▶ **Work to complete**:
Reproduce every line of the material below, but drop the pictures.

▶ **Data shown**:
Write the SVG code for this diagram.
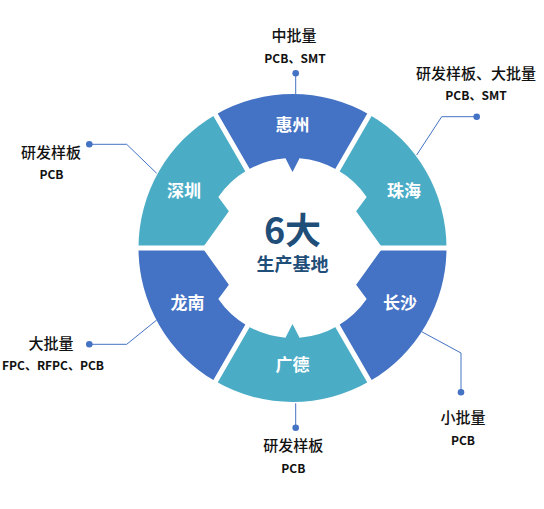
<svg xmlns="http://www.w3.org/2000/svg" width="544" height="509" viewBox="0 0 544 509">
<style>
.blue{fill:#4472C4}
.teal{fill:#4BACC6}
.seg{font-family:"Noto Sans CJK SC","Noto Sans",sans-serif;font-weight:bold;font-size:17px;fill:#fff;text-anchor:middle}
.lbl{font-family:"Noto Sans CJK SC","Noto Sans",sans-serif;font-weight:500;font-size:15px;fill:#111;text-anchor:middle}
.sub{font-family:"Noto Sans CJK SC","Noto Sans",sans-serif;font-weight:bold;font-size:12px;fill:#111;text-anchor:middle}
.ctr{font-family:"Noto Sans CJK SC","Noto Sans",sans-serif;font-weight:bold;fill:#1F4E79;text-anchor:middle}
.gap{stroke:#fff;stroke-width:5;fill:none}
.con{stroke:#4472C4;stroke-width:1;fill:none}
.dot{fill:#4472C4}
</style>
<rect width="544" height="509" fill="#fff"/>
<g id="huizhou">
<path class="blue" d="M215.5,114.63 A154,154 0 0 1 369.5,114.63 L337.5,170.06 A90,90 0 0 0 299.56,158.28 L292.5,172 L285.44,158.28 A90,90 0 0 0 247.5,170.06 Z"/>
<text class="seg" x="292.5" y="130.5">惠州</text>
</g>
<g id="zhuhai">
<path class="teal" d="M369.5,114.63 A154,154 0 0 1 446.5,248 L382.5,248 L356.15,211.25 L366.67,197.02 A90,90 0 0 0 337.5,170.06 Z"/>
<text class="seg" x="404" y="197">珠海</text>
</g>
<g id="changsha">
<path class="blue" d="M446.5,248 A154,154 0 0 1 369.5,381.37 L337.5,325.94 A90,90 0 0 0 366.67,298.98 L356.15,284.75 L382.5,248 Z"/>
<text class="seg" x="400" y="309">长沙</text>
</g>
<g id="guangde">
<path class="teal" d="M369.5,381.37 A154,154 0 0 1 215.5,381.37 L247.5,325.94 A90,90 0 0 0 285.44,337.72 L292.5,324 L299.56,337.72 A90,90 0 0 0 337.5,325.94 Z"/>
<text class="seg" x="292.5" y="370.5">广德</text>
</g>
<g id="longnan">
<path class="blue" d="M215.5,381.37 A154,154 0 0 1 138.5,248 L202.5,248 L228.85,284.75 L218.33,298.98 A90,90 0 0 0 247.5,325.94 Z"/>
<text class="seg" x="187.5" y="309">龙南</text>
</g>
<g id="shenzhen">
<path class="teal" d="M138.5,248 A154,154 0 0 1 215.5,114.63 L247.5,170.06 A90,90 0 0 0 218.33,197.02 L228.85,211.25 L202.5,248 Z"/>
<text class="seg" x="184" y="197">深圳</text>
</g>
<g id="gaps">
<path class="gap" d="M372.5,248 H452.5 M332.5,317.3 L372.5,386.6 M252.5,317.3 L212.5,386.6 M212.5,248 H132.5 M252.5,178.7 L212.5,109.4 M332.5,178.7 L372.5,109.4"/>
</g>
<g id="center">
<text class="ctr" x="292.5" y="244" font-size="36">6大</text>
<text class="ctr" x="292.5" y="271" font-size="18">生产基地</text>
</g>
<g id="connectors">
<path class="con" d="M295.7,94 V73.3"/>
<circle class="dot" cx="295.7" cy="73.3" r="3.3"/>
<path class="con" d="M476.7,116.7 H441.7 L416.7,155"/>
<circle class="dot" cx="476.7" cy="116.7" r="3.3"/>
<path class="con" d="M89.3,144.3 H126.7 L156.7,173.3"/>
<circle class="dot" cx="89.3" cy="144.3" r="3.3"/>
<path class="con" d="M89.3,344.3 H126.7 L156.7,320"/>
<circle class="dot" cx="89.3" cy="344.3" r="3.3"/>
<path class="con" d="M295.7,403.3 V427.7"/>
<circle class="dot" cx="295.7" cy="427.7" r="3.3"/>
<path class="con" d="M421.7,331.7 L461,353 V392.3"/>
<circle class="dot" cx="461" cy="392.3" r="3.3"/>
</g>
<g id="label-huizhou">
<text class="lbl" x="294" y="40.5">中批量</text>
<text class="sub" x="295" y="63">PCB、SMT</text>
</g>
<g id="label-zhuhai">
<text class="lbl" x="476" y="79">研发样板、大批量</text>
<text class="sub" x="476" y="99.5">PCB、SMT</text>
</g>
<g id="label-shenzhen">
<text class="lbl" x="51" y="158">研发样板</text>
<text class="sub" x="51.5" y="178.5">PCB</text>
</g>
<g id="label-longnan">
<text class="lbl" x="51" y="349">大批量</text>
<text class="sub" x="53" y="369.5">FPC、RFPC、PCB</text>
</g>
<g id="label-guangde">
<text class="lbl" x="293.3" y="451">研发样板</text>
<text class="sub" x="293.3" y="473">PCB</text>
</g>
<g id="label-changsha">
<text class="lbl" x="463" y="422.5">小批量</text>
<text class="sub" x="463" y="445">PCB</text>
</g>
</svg>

▶ **The completed task**:
Write the SVG code for this diagram.
<svg xmlns="http://www.w3.org/2000/svg" width="544" height="509" viewBox="0 0 544 509">
<style>
.blue{fill:#4472C4}
.teal{fill:#4BACC6}
.seg{font-family:"Noto Sans CJK SC","Noto Sans",sans-serif;font-weight:bold;font-size:17px;fill:#fff;text-anchor:middle}
.lbl{font-family:"Noto Sans CJK SC","Noto Sans",sans-serif;font-weight:500;font-size:15px;fill:#111;text-anchor:middle}
.sub{font-family:"Noto Sans CJK SC","Noto Sans",sans-serif;font-weight:bold;font-size:12px;fill:#111;text-anchor:middle}
.ctr{font-family:"Noto Sans CJK SC","Noto Sans",sans-serif;font-weight:bold;fill:#1F4E79;text-anchor:middle}
.gap{stroke:#fff;stroke-width:5;fill:none}
.con{stroke:#4472C4;stroke-width:1;fill:none}
.dot{fill:#4472C4}
</style>
<rect width="544" height="509" fill="#fff"/>
<g id="huizhou">
<path class="blue" d="M215.5,114.63 A154,154 0 0 1 369.5,114.63 L337.5,170.06 A90,90 0 0 0 299.56,158.28 L292.5,172 L285.44,158.28 A90,90 0 0 0 247.5,170.06 Z"/>
<text class="seg" x="292.5" y="130.5">惠州</text>
</g>
<g id="zhuhai">
<path class="teal" d="M369.5,114.63 A154,154 0 0 1 446.5,248 L382.5,248 L356.15,211.25 L366.67,197.02 A90,90 0 0 0 337.5,170.06 Z"/>
<text class="seg" x="404" y="197">珠海</text>
</g>
<g id="changsha">
<path class="blue" d="M446.5,248 A154,154 0 0 1 369.5,381.37 L337.5,325.94 A90,90 0 0 0 366.67,298.98 L356.15,284.75 L382.5,248 Z"/>
<text class="seg" x="400" y="309">长沙</text>
</g>
<g id="guangde">
<path class="teal" d="M369.5,381.37 A154,154 0 0 1 215.5,381.37 L247.5,325.94 A90,90 0 0 0 285.44,337.72 L292.5,324 L299.56,337.72 A90,90 0 0 0 337.5,325.94 Z"/>
<text class="seg" x="292.5" y="370.5">广德</text>
</g>
<g id="longnan">
<path class="blue" d="M215.5,381.37 A154,154 0 0 1 138.5,248 L202.5,248 L228.85,284.75 L218.33,298.98 A90,90 0 0 0 247.5,325.94 Z"/>
<text class="seg" x="187.5" y="309">龙南</text>
</g>
<g id="shenzhen">
<path class="teal" d="M138.5,248 A154,154 0 0 1 215.5,114.63 L247.5,170.06 A90,90 0 0 0 218.33,197.02 L228.85,211.25 L202.5,248 Z"/>
<text class="seg" x="184" y="197">深圳</text>
</g>
<g id="gaps">
<path class="gap" d="M372.5,248 H452.5 M332.5,317.3 L372.5,386.6 M252.5,317.3 L212.5,386.6 M212.5,248 H132.5 M252.5,178.7 L212.5,109.4 M332.5,178.7 L372.5,109.4"/>
</g>
<g id="center">
<text class="ctr" x="292.5" y="244" font-size="36">6大</text>
<text class="ctr" x="292.5" y="271" font-size="18">生产基地</text>
</g>
<g id="connectors">
<path class="con" d="M295.7,94 V73.3"/>
<circle class="dot" cx="295.7" cy="73.3" r="3.3"/>
<path class="con" d="M476.7,116.7 H441.7 L416.7,155"/>
<circle class="dot" cx="476.7" cy="116.7" r="3.3"/>
<path class="con" d="M89.3,144.3 H126.7 L156.7,173.3"/>
<circle class="dot" cx="89.3" cy="144.3" r="3.3"/>
<path class="con" d="M89.3,344.3 H126.7 L156.7,320"/>
<circle class="dot" cx="89.3" cy="344.3" r="3.3"/>
<path class="con" d="M295.7,403.3 V427.7"/>
<circle class="dot" cx="295.7" cy="427.7" r="3.3"/>
<path class="con" d="M421.7,331.7 L461,353 V392.3"/>
<circle class="dot" cx="461" cy="392.3" r="3.3"/>
</g>
<g id="label-huizhou">
<text class="lbl" x="294" y="40.5">中批量</text>
<text class="sub" x="295" y="63">PCB、SMT</text>
</g>
<g id="label-zhuhai">
<text class="lbl" x="476" y="79">研发样板、大批量</text>
<text class="sub" x="476" y="99.5">PCB、SMT</text>
</g>
<g id="label-shenzhen">
<text class="lbl" x="51" y="158">研发样板</text>
<text class="sub" x="51.5" y="178.5">PCB</text>
</g>
<g id="label-longnan">
<text class="lbl" x="51" y="349">大批量</text>
<text class="sub" x="53" y="369.5">FPC、RFPC、PCB</text>
</g>
<g id="label-guangde">
<text class="lbl" x="293.3" y="451">研发样板</text>
<text class="sub" x="293.3" y="473">PCB</text>
</g>
<g id="label-changsha">
<text class="lbl" x="463" y="422.5">小批量</text>
<text class="sub" x="463" y="445">PCB</text>
</g>
</svg>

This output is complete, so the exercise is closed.